Peeps, we have a winner! After quite a bit of soul searching, I have selected the Ranger that I will be using for my Rangers of Shadow Deep campaign. Drumrolls are not necessary right now, we’re in the middle of a pandemic and loud, repetitive rhythm might startle a neighbor.
I went with the Lila the Wood Elf Ranger model from The Dragon Trapper’s Lodge. This company releases a great range of figures, each with a main character on foot and mounted, as well as a dragon. The whole range is pretty cool, and very thematic.
Now that my printer is back up and running, I plugged the supported STL file into my slicer software with another five zombies on the build plate, and three some odd hours later, Lila was done!
Once she got a UV cure, I went over the model with a black primer in the airbrush, then added a zenithol highlight with white. For those of you who don’t know, the zenithol highlight allows you to see your highlights and shadows before you even commit paint to the model.
After the highlight, my first color pass went down using Citadel Contrast paints and Daler Rowney inks. This lets me get color on the whole model quickly, but at the cost of having to be really careful afterward. Contrast rubs off of models pretty easily, so use a paint stand and try not to touch the model with anything but your brush.
The next step is the highlight pass, where I go over all of the main colors with lighter shades of paint.
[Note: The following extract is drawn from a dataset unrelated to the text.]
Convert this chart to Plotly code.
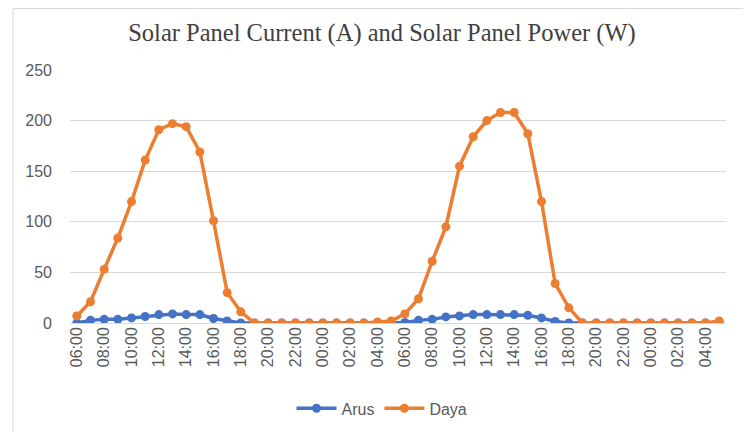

I use Vallejo airbrush paints for this, since the pigment count is higher, which lets you get more done in less time.
After the highlights dry, I use a combination of citadel shades either straight out of the bottle or diluted with acrylic based floor polish, depending on how strong of a shading effect I am after.
Using this technique has been a pretty tried and true process for me, and has taken me the better part of 20 years to perfect. Before Contrast Paints came into the picture, I was using inks diluted with acrylic medium, and I only stumbled across zenithol highlighting about 8 years ago! It’s been a long process, but at this point I can get a figure like this one knocked out in about an hour.
Which means if I did nothing but paint, I could get the pile of shame painted up in about 400 hours…
It won’t win any awards, but it’s a damned good table top quality that will make me real freaking happy to play a game with!
I think I’ll keep her name as Lila, I just need to come up with a cool last name, and get her stats together! One step closer to my first game of Rangers of Shadow Deep!
If you have a cool last name for an Elf Ranger in mind, leave it in the comments!